Task statement: Within the records that follow, restate exactly the lines from the line with "Give me the Plotly source for this chart." down to the line with "time_days = [30, 31.5, 38, 53.5, 90, 175.5, 380, 730]", including both. Omit the pictures.

Data for processing:
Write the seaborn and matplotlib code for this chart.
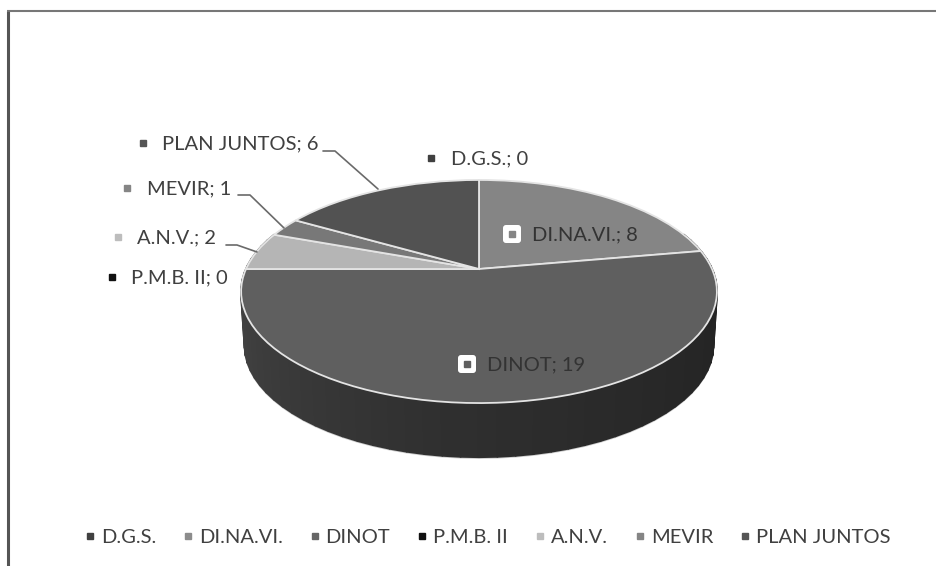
import numpy as np
import matplotlib
matplotlib.use("Agg")
import matplotlib.pyplot as plt
import matplotlib.transforms as mtransforms
from matplotlib.lines import Line2D
from matplotlib.patches import FancyBboxPatch
import seaborn as sns

categories = ["D.G.S.", "DI.NA.VI.", "DINOT", "P.M.B. II", "A.N.V.", "MEVIR", "PLAN JUNTOS"]
values = [0, 8, 19, 0, 2, 1, 6]
colors = ["#404040", "#858585", "#5f5f5f", "#111111", "#b5b5b5", "#787878", "#525252"]
legend_colors = ["#404040", "#8c8c8c", "#666666", "#111111", "#bdbdbd", "#858585", "#555555"]

sns.set_theme(style="white")
plt.rcParams["font.family"] = ["Lato", "DejaVu Sans"]
TEXT = "#404040"
FS = 14.5


class Tilt(mtransforms.Transform):
    """Perspective view of the unit-circle pie, in pixel-like data units."""
    input_dims = 2
    output_dims = 2
    is_separable = False
    has_inverse = False
    cx, cy, A, B, k = 479.0, 269.0, 233.0, 107.0, 0.2018

    def transform_non_affine(self, values):
        v = np.asarray(values, dtype=float)
        w = 1 + self.k * v[:, 1]
        return np.column_stack([self.cx + self.A * v[:, 0] / w,
                                self.cy - self.B * v[:, 1] / w])


fig = plt.figure(figsize=(9.37, 5.66), dpi=100)
ax = fig.add_axes([0, 0, 1, 1])
wedges, _ = ax.pie(values, colors=colors, startangle=90, counterclock=False,
                   wedgeprops=dict(edgecolor="#e4e4e4", linewidth=1.3))
ax.set_aspect("auto")
ax.set_xlim(0, 937)
ax.set_ylim(566, 0)
ax.set_axis_off()

tilt = Tilt()
for w in wedges:
    w.set_transform(tilt + ax.transData)
    w.set_zorder(3)

# side wall of the disc
DEPTH, SHRINK = 54.0, 0.985
n_side = 60
t = np.radians(np.linspace(160, 380, n_side + 1))
top = tilt.transform_non_affine(np.column_stack([np.cos(t), np.sin(t)]))
bot = np.column_stack([tilt.cx + (top[:, 0] - tilt.cx) * SHRINK, top[:, 1] + DEPTH])
shades = sns.blend_palette(["#4c4c4c", "#3c3c3c", "#2e2e2e", "#262626", "#222222"], n_side)
for i in range(n_side):
    xs = [top[i, 0], top[i + 1, 0], bot[i + 1, 0], bot[i, 0]]
    ys = [top[i, 1], top[i + 1, 1], bot[i + 1, 1], bot[i, 1]]
    ax.fill(xs, ys, color=shades[i], lw=1.5, zorder=2, joinstyle="round")
ax.plot(bot[:, 0], bot[:, 1] + 1.2, color="#cfcfcf", lw=1.0, zorder=1)

# chart frame (top and left only)
ax.plot([8, 8], [566, 11], color="#555555", lw=2.2, zorder=5, solid_capstyle="butt")
ax.plot([7, 937], [11, 11], color="#777777", lw=1.5, zorder=5, solid_capstyle="butt")

# leader lines
leaders = [([323, 335, 378], [151, 151, 189]),
           ([238, 250, 284], [195, 195, 228]),
           ([226, 237, 257], [245, 245, 252])]
for lx, ly in leaders:
    ax.plot(lx, ly, color="#6a6a6a", lw=1.2, zorder=4)

# outer data labels: (category index, marker x, text x, y)
outer = [(6, 143, 162, 143), (0, 431, 451, 158), (5, 127, 147, 188),
         (4, 118, 137, 237), (3, 112, 131, 277)]
for idx, mx, tx, y in outer:
    ax.plot([mx], [y], "s", ms=4.5, color=legend_colors[idx], zorder=6)
    ax.text(tx, y + 0.5, f"{categories[idx]}; {values[idx]}", fontsize=FS, color=TEXT,
            va="center", ha="left", zorder=6)

# inner data labels with white rounded marker
inner = [(1, 512, 532, 234), (2, 467, 487, 364)]
for idx, mx, tx, y in inner:
    ax.add_patch(FancyBboxPatch((mx - 6.5, y - 6.5), 13, 13,
                                boxstyle="round,pad=2.5,rounding_size=3",
                                fc="white", ec="none", zorder=6))
    ax.plot([mx], [y], "s", ms=5, color=colors[idx], zorder=7)
    ax.text(tx, y + 0.5, f"{categories[idx]}; {values[idx]}", fontsize=FS, color="#333333",
            va="center", ha="left", zorder=7)

handles = [Line2D([], [], ls="", marker="s", ms=4.5, color=c) for c in legend_colors]
ax.legend(handles, categories, ncol=7, frameon=False, loc="center",
          bbox_to_anchor=(485 / 937, 1 - 537 / 566), fontsize=FS, labelcolor=TEXT,
          handletextpad=0.05, columnspacing=1.08, handlelength=1.0, borderpad=0)

fig.savefig("out.png", dpi=100, facecolor="white")
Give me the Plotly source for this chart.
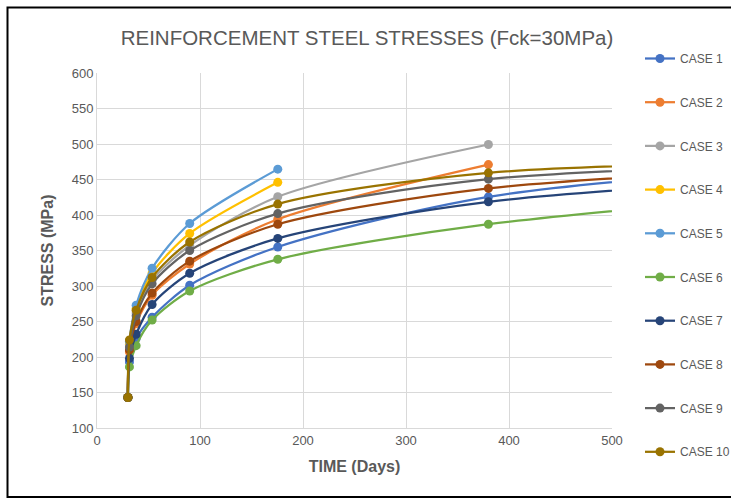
import plotly.graph_objects as go

time_days = [30, 31.5, 38, 53.5, 90, 175.5, 380, 730]

case_names = ["CASE 1", "CASE 2", "CASE 3", "CASE 4", "CASE 5",
              "CASE 6", "CASE 7", "CASE 8", "CASE 9", "CASE 10"]

case1 = [143, 193, 226, 256, 301, 355, 425.6, 474]
case2 = [143, 207, 247, 287, 331, 394, 471]
case3 = [143, 218, 262, 308, 357, 425.7, 499.3]
case4 = [143, 220, 268, 318, 374, 446]
case5 = [143, 222, 273, 325, 388, 464.6]
case6 = [143, 186, 216, 252, 293, 337.6, 387, 435]
case7 = [143, 198, 232, 274, 318, 367, 418.6, 456]
case8 = [143, 210, 250, 290, 335, 387, 437.5, 470]
case9 = [143, 214, 258, 303, 350, 402, 450.5, 474]
case10 = [143, 224, 266, 312, 362, 415.4, 459.4, 476]

series = [case1, case2, case3, case4, case5, case6, case7, case8, case9, case10]
colors = ["#4472C4", "#ED7D31", "#A5A5A5", "#FFC000", "#5B9BD5",
          "#70AD47", "#264478", "#9E480E", "#636363", "#997300"]

x_ticks = [0, 100, 200, 300, 400, 500]
y_ticks = [100, 150, 200, 250, 300, 350, 400, 450, 500, 550, 600]

fig = go.Figure()
for name, vals, col in zip(case_names, series, colors):
    fig.add_trace(go.Scatter(
        x=time_days[:len(vals)], y=vals, name=name, legendgroup=name,
        mode="lines+markers",
        line=dict(color=col, width=2.25, shape="spline", smoothing=0.8),
        marker=dict(color=col, size=9),
    ))

W, H = 731, 500
L, R, T, B = 97, 119, 73, 72
pw, ph = W - L - R, H - T - B

def px2paper_x(px):
    return (px - L) / pw

def px2paper_y(py):
    return (H - B - py) / ph

font_fam = "Liberation Sans, Arial, sans-serif"
fig.update_layout(
    width=W, height=H,
    margin=dict(l=L, r=R, t=T, b=B, autoexpand=False),
    paper_bgcolor="white", plot_bgcolor="white",
    title=dict(text="REINFORCEMENT STEEL STRESSES (Fck=30MPa)",
               x=px2paper_x(367), xref="paper", xanchor="center",
               y=1 - 38 / H, yanchor="middle",
               font=dict(family=font_fam, size=20.5, color="#595959")),
    font=dict(family=font_fam, color="#595959"),
    xaxis=dict(range=[0, 500], tickvals=x_ticks, showgrid=True,
               gridcolor="#D9D9D9", gridwidth=1, zeroline=False,
               showline=True, linecolor="#D9D9D9", ticks="",
               tickfont=dict(size=13, color="#595959"),
               title=dict(text="<b>TIME (Days)</b>", standoff=14,
                          font=dict(size=16, color="#595959"))),
    yaxis=dict(range=[100, 600], tickvals=y_ticks, showgrid=True,
               gridcolor="#D9D9D9", gridwidth=1, zeroline=False,
               showline=True, linecolor="#D9D9D9", ticks="",
               tickfont=dict(size=13, color="#595959"),
               title=dict(text="<b>STRESS (MPa)</b>", standoff=14,
                          font=dict(size=16, color="#595959"))),
    legend=dict(x=px2paper_x(640), y=px2paper_y(44), xanchor="left", yanchor="top",
                font=dict(size=12, color="#595959"),
                tracegroupgap=24.7, itemwidth=30, bgcolor="rgba(0,0,0,0)",
                maxheight=480),
    showlegend=True,
)

fig.add_shape(type="rect", xref="paper", yref="paper",
              x0=px2paper_x(7.5), x1=px2paper_x(760),
              y0=px2paper_y(497), y1=px2paper_y(7.5),
              line=dict(color="black", width=2), fillcolor="rgba(0,0,0,0)",
              layer="above")

fig.write_html("out.html")
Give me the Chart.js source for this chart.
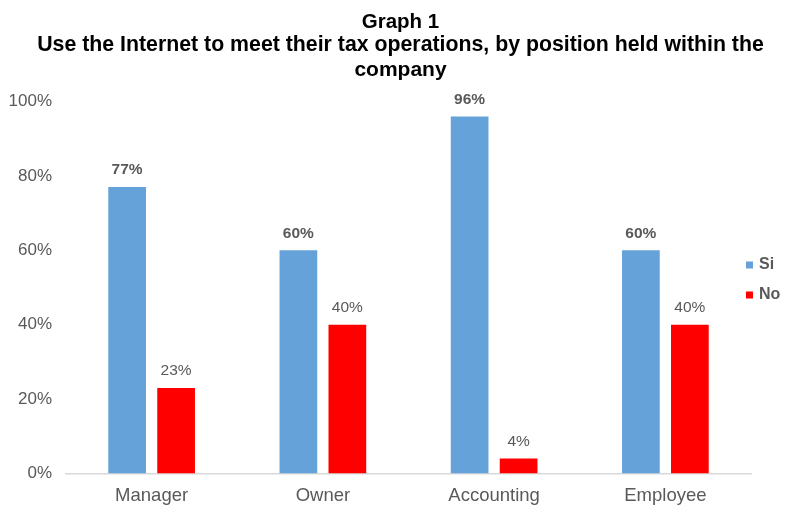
<!DOCTYPE html>
<html><head><meta charset="utf-8">
<script src="https://cdn.jsdelivr.net/npm/chart.js@4/dist/chart.umd.min.js"></script>
<style>html,body{margin:0;padding:0;background:#fff;}#wrap{width:785px;height:507px;}</style>
</head><body><div id="wrap"><canvas id="c" width="785" height="507"></canvas></div>
<script>
const titleLines = ['Graph 1', 'Use the Internet to meet their tax operations, by position held within the', 'company'];
const categories = ['Manager', 'Owner', 'Accounting', 'Employee'];
const seriesNames = ['Si', 'No'];
const siValues = [77, 60, 96, 60];
const noValues = [23, 40, 4, 40];
const yTicks = [0, 20, 40, 60, 80, 100];

const FONT = '"Liberation Sans", Arial, sans-serif';
const GREY = '#595959';

const customDraw = {
  id: 'customDraw',
  afterDatasetsDraw(chart) {
    const ctx = chart.ctx;
    ctx.save();
    // data labels
    chart.data.datasets.forEach((ds, i) => {
      const meta = chart.getDatasetMeta(i);
      ctx.font = (i === 0 ? 'bold ' : '') + '15.5px ' + FONT;
      ctx.fillStyle = GREY;
      ctx.textAlign = 'center';
      ctx.textBaseline = 'middle';
      meta.data.forEach((el, j) => {
        ctx.fillText(ds.data[j] + '%', el.x, el.y - 17);
      });
    });
    // title
    ctx.fillStyle = '#000';
    ctx.textAlign = 'center';
    ctx.textBaseline = 'alphabetic';
    const ys = [27.5, 51, 76];
    const sizes = [20.5, 21.3, 21];
    titleLines.forEach((t, k) => {
      ctx.font = 'bold ' + sizes[k] + 'px ' + FONT;
      ctx.fillText(t, 400.5, ys[k]);
    });
    // legend
    const ly = [265, 295];
    ctx.font = 'bold 16px ' + FONT;
    ctx.textAlign = 'left';
    ctx.textBaseline = 'middle';
    chart.data.datasets.forEach((ds, i) => {
      ctx.fillStyle = ds.backgroundColor;
      ctx.fillRect(746, ly[i] - 3.5, 7, 7);
      ctx.fillStyle = GREY;
      ctx.fillText(ds.label, 759, ly[i]);
    });
    ctx.restore();
  }
};

new Chart(document.getElementById('c'), {
  type: 'bar',
  data: {
    labels: categories,
    datasets: [
      { label: seriesNames[0], data: siValues, backgroundColor: '#65A2D9', borderWidth: 0,
        categoryPercentage: 0.572, barPercentage: 0.77 },
      { label: seriesNames[1], data: noValues, backgroundColor: '#FF0000', borderWidth: 0,
        categoryPercentage: 0.572, barPercentage: 0.77 }
    ]
  },
  options: {
    responsive: false,
    animation: false,
    layout: { padding: { top: 101.5, right: 34, bottom: 0, left: 0 } },
    plugins: { legend: { display: false }, title: { display: false }, tooltip: { enabled: false } },
    scales: {
      x: {
        grid: { display: false, drawTicks: false },
        border: { display: true, color: '#d9d9d9', width: 1.5 },
        ticks: { color: GREY, font: { family: FONT, size: 18.5 }, padding: 11, maxRotation: 0 },
        afterFit(s) { s.height = 33.5; }
      },
      y: {
        min: 0, max: 100,
        grid: { display: false, drawTicks: false },
        border: { display: false },
        afterBuildTicks(s) { s.ticks = yTicks.map(v => ({ value: v })); },
        ticks: { color: GREY, font: { family: FONT, size: 17 }, padding: 14,
          callback: v => v + '%' },
        afterFit(s) { s.width = 66; }
      }
    }
  },
  plugins: [customDraw]
});
</script></body></html>
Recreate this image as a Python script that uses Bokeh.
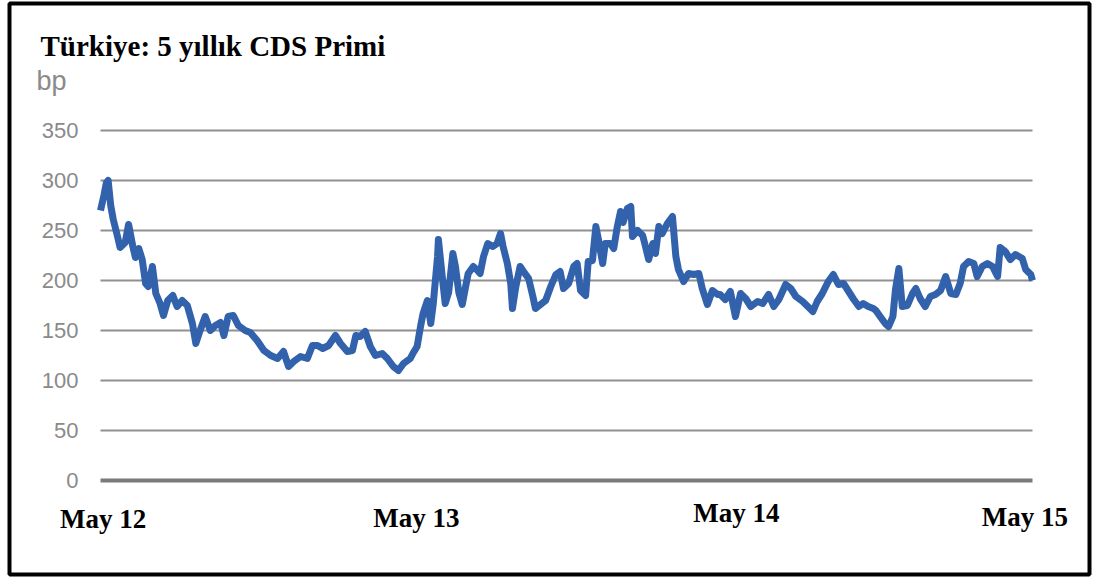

Finished exercise:
Give me the Plotly source for this chart.
import plotly.graph_objects as go

time_days = [30, 31.5, 38, 53.5, 90, 175.5, 380, 730]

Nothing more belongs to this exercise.